Nike and the choices we don't have

Carrol Cox cbcox at rs6000.cmp.ilstu.edu
Thu Jul 2 20:55:43 PDT 1998


I find this whole discussion bizarre. When a nationally organized boycott of a specific company, not for its general evilness (they are all, large and small, multinaitonal and local, capitalist: enough said) but as one tactic among a collection of tactics which make up a strategy, then I might be interested. The grape boycott in the 60s fulfilled those criteria. The effort in Detroit to boycott the newspapers there fulfills those conditions. There are other possibilites. If they can be effective (ineffective boycotts only hurt workers by costing them time, money, and energy without achieving anything) -- so, if they can be effective, boycotts of states (as of Colorado over gay oppression, Illinois over its failure to ratify ERA) would make sense.

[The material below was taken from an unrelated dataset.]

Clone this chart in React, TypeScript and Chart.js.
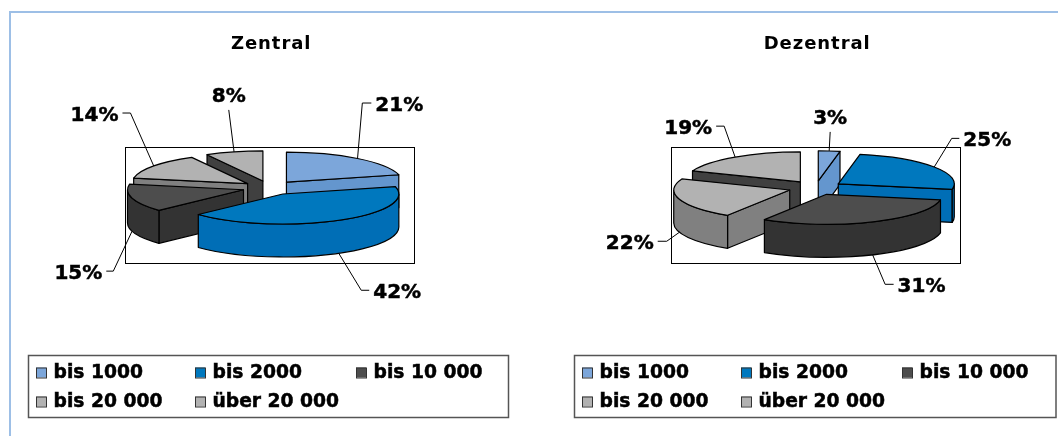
import React, { useEffect, useRef } from "react";
import { Chart, registerables, ArcElement, PieController } from "chart.js";

const categories = ["bis 1000", "bis 2000", "bis 10 000", "bis 20 000", "über 20 000"];
const zentralValues = [21, 42, 15, 14, 8];
const dezentralValues = [3, 25, 31, 22, 19];
const topColors = ["#7CA6DA", "#0078BE", "#4D4D4D", "#B2B2B2", "#B2B2B2"];
const sideColors = ["#6496CE", "#006EB6", "#333333", "#808080", "#404040"];

// Leader lines, relative to the slice rim: [elbow dx, elbow dy, tail dx]
const zentralLeaders = [[4.8, -55.5, 9], [22.5, 37, 8], [-18.8, 40, -7], [-23.3, -53, -8], [-5.3, -42, 0]];
const dezentralLeaders = [[1, -19, 0], [17.5, -28.6, 7.6], [12.5, 29.5, 8.5], [-12.7, 9, -9], [-11, -31, -8]];

const TILT = 0.2586;
const DEPTH = 33;
const RADIUS = 116;
const EXPLODE = 27.3;
const FONT = '"DejaVu Sans", Verdana, sans-serif';

class Arc3D extends ArcElement {
  static id = "arc3d";
  static defaults = { ...ArcElement.defaults };
  sideColor: string = "#000";

  apex() {
    const { x, y, startAngle, endAngle } = (this as any).getProps(["x", "y", "startAngle", "endAngle"]);
    const mid = (startAngle + endAngle) / 2;
    const off = (this as any).options.offset;
    return { ax: x + Math.cos(mid) * off, ay: y + Math.sin(mid) * off * TILT, mid, startAngle, endAngle };
  }

  rimAnchor() {
    const { ax, ay, mid } = this.apex();
    const r = (this as any).getProps(["outerRadius"]).outerRadius;
    const front = Math.sin(mid) > 0;
    return { x: ax + Math.cos(mid) * r, y: ay + Math.sin(mid) * r * TILT + (front ? DEPTH : 0) };
  }

  draw(ctx: CanvasRenderingContext2D) {
    const { ax, ay, startAngle: s, endAngle: e } = this.apex();
    const r = (this as any).getProps(["outerRadius"]).outerRadius;
    const o = (this as any).options;
    const px = (a: number) => ax + Math.cos(a) * r;
    const py = (a: number) => ay + Math.sin(a) * r * TILT;
    const ell = (a0: number, a1: number, dy: number, ccw = false) =>
      ctx.ellipse(ax, ay + dy, r, r * TILT, 0, a0, a1, ccw);

    ctx.save();
    ctx.lineWidth = 1.2;
    ctx.lineJoin = "round";
    ctx.strokeStyle = "#000";
    ctx.fillStyle = this.sideColor;

    const face = (a: number) => {
      ctx.beginPath();
      ctx.moveTo(ax, ay);
      ctx.lineTo(px(a), py(a));
      ctx.lineTo(px(a), py(a) + DEPTH);
      ctx.lineTo(ax, ay + DEPTH);
      ctx.closePath();
      ctx.fill();
      ctx.stroke();
    };
    if (Math.cos(e) > 0.001) face(e);
    if (Math.cos(s) < -0.001) face(s);

    const w0 = Math.max(s, 0);
    const w1 = Math.min(e, Math.PI);
    if (w1 > w0) {
      ctx.beginPath();
      ell(w0, w1, 0);
      ell(w1, w0, DEPTH, true);
      ctx.closePath();
      ctx.fill();
      ctx.stroke();
    }

    ctx.fillStyle = o.backgroundColor;
    ctx.beginPath();
    ctx.moveTo(ax, ay);
    ell(s, e, 0);
    ctx.closePath();
    ctx.fill();
    ctx.stroke();
    ctx.restore();
  }
}

class Pie3D extends PieController {
  static id = "pie3d";
  static defaults = { ...PieController.defaults, dataElementType: "arc3d" };

  draw() {
    const ctx = (this as any).chart.ctx;
    const meta = (this as any)._cachedMeta;
    const ds = (this as any).getDataset();
    const order = meta.data.map((el: any, i: number) => {
      el.sideColor = ds.sideColors[i];
      return el;
    });
    order.sort((a: any, b: any) => Math.sin(a.apex().mid) - Math.sin(b.apex().mid));
    order.forEach((el: any) => el.draw(ctx));
  }
}

Chart.register(...registerables, Arc3D as any, Pie3D as any);

const boldText = (ctx: CanvasRenderingContext2D, text: string, x: number, y: number) => {
  ctx.save();
  ctx.lineWidth = 0.5;
  ctx.strokeStyle = "#000";
  ctx.strokeText(text, x, y);
  ctx.restore();
  ctx.fillText(text, x, y);
};

const plot3d = {
  id: "plot3d",
  beforeDraw(chart: any) {
    chart.ctx.save();
    chart.ctx.translate(1.5, 0);
    chart.ctx.letterSpacing = "0.95px";
  },
  beforeDatasetsDraw(chart: any) {
    const ctx = chart.ctx;
    ctx.restore();
    const el = chart.getDatasetMeta(0).data[0];
    ctx.save();
    ctx.strokeStyle = "#000";
    ctx.lineWidth = 1;
    ctx.strokeRect(Math.round(el.x - 144.5) + 0.5, Math.round(el.y - 41) + 0.5, 289, 116);
    ctx.restore();
  },
  afterDatasetsDraw(chart: any, _a: any, opts: any) {
    const ctx = chart.ctx;
    const meta = chart.getDatasetMeta(0);
    const values = chart.data.datasets[0].data;
    ctx.save();
    ctx.font = `bold 20px ${FONT}`;
    ctx.fillStyle = "#000";
    ctx.strokeStyle = "#000";
    ctx.lineWidth = 1;
    meta.data.forEach((el: any, i: number) => {
      const a = el.rimAnchor();
      const [dx, dy, tail] = opts.leaders[i];
      const ex = a.x + dx;
      const ey = a.y + dy;
      ctx.beginPath();
      ctx.moveTo(a.x, a.y);
      ctx.lineTo(ex, ey);
      if (tail) ctx.lineTo(ex + tail, ey);
      ctx.stroke();
      const text = `${values[i]}%`;
      ctx.textBaseline = "middle";
      if (tail > 0) {
        ctx.textAlign = "left";
        boldText(ctx, text, ex + tail + 4, ey + 2.5);
      } else if (tail < 0) {
        ctx.textAlign = "right";
        boldText(ctx, text, ex + tail - 4, ey + 2.5);
      } else {
        ctx.textAlign = "center";
        boldText(ctx, text, ex, ey - 13);
      }
    });

    // Legend box
    const { x, y, w, h, cols } = opts.legend;
    ctx.strokeStyle = "#555";
    ctx.lineWidth = 1.5;
    ctx.strokeRect(x, y, w, h);
    ctx.font = `bold 18.7px ${FONT}`;
    ctx.textAlign = "left";
    ctx.textBaseline = "middle";
    chart.data.labels.forEach((label: string, i: number) => {
      const cx = Math.round(x + cols[i % 3]);
      const cy = y + (i < 3 ? 17 : 46);
      ctx.fillStyle = chart.data.datasets[0].backgroundColor[i];
      ctx.strokeStyle = "#333";
      ctx.lineWidth = 1;
      ctx.fillRect(cx, cy - 5, 10, 10);
      ctx.strokeRect(cx + 0.5, cy - 5 + 0.5, 10, 10);
      ctx.fillStyle = "#000";
      boldText(ctx, label, cx + 17.5, cy + 1);
    });
    ctx.restore();
  },
};

function makeConfig(title: string, values: number[], leaders: number[][], legend: any, left: number) {
  return {
    type: "pie3d",
    data: {
      labels: categories,
      datasets: [{ data: values, backgroundColor: topColors, sideColors, offset: EXPLODE, radius: RADIUS, borderWidth: 0 }],
    },
    options: {
      responsive: false,
      animation: false,
      radius: RADIUS,
      layout: { padding: { left, right: 0, top: 0, bottom: 116 } },
      events: [],
      plugins: {
        legend: { display: false },
        tooltip: { enabled: false },
        title: {
          display: true,
          text: title,
          color: "#000",
          font: { family: FONT, size: 18, weight: "bold", lineHeight: 1.2 },
          padding: { top: 34, bottom: 0 },
        },
        plot3d: { leaders, legend },
      },
    },
    plugins: [plot3d],
  } as any;
}

export default function App() {
  const a = useRef<HTMLCanvasElement>(null);
  const b = useRef<HTMLCanvasElement>(null);
  useEffect(() => {
    const c1 = new Chart(a.current!, makeConfig("Zentral", zentralValues, zentralLeaders, { x: 28.5, y: 355.5, w: 480, h: 62, cols: [7.6, 166.5, 327] }, 6.4));
    const c2 = new Chart(b.current!, makeConfig("Dezentral", dezentralValues, dezentralLeaders, { x: 41.5, y: 355.5, w: 481.5, h: 62, cols: [7.1, 166.5, 327] }, 40.4));
    return () => {
      c1.destroy();
      c2.destroy();
    };
  }, []);
  return (
    <div style={{ position: "absolute", left: 0, top: 0, width: 1058, height: 436, overflow: "hidden", background: "#fff" }}>
      <div style={{ position: "absolute", left: 9, top: 11, width: 1060, height: 440, borderLeft: "2px solid #9DBFE6", borderTop: "2px solid #9DBFE6" }} />
      <canvas ref={a} width={533} height={436} style={{ position: "absolute", left: 0, top: 0 }} />
      <canvas ref={b} width={525} height={436} style={{ position: "absolute", left: 533, top: 0 }} />
    </div>
  );
}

But it never makes sense for an individual to choose commodities on a moral basis.

The Nike "boycott" (if it can be so called) does not fit those conditions, but has a sort of partial and secondary value of being a way of dramatising the widespread use of sweatshop labor and the effort to turn the U.S. into a third world country (an effort already partially successful).

But to take it on oneself to boycott "bad companies" and try to only buy from the good or less bad companies. Pah! Silly. A waste of time. Moralistic hogwash!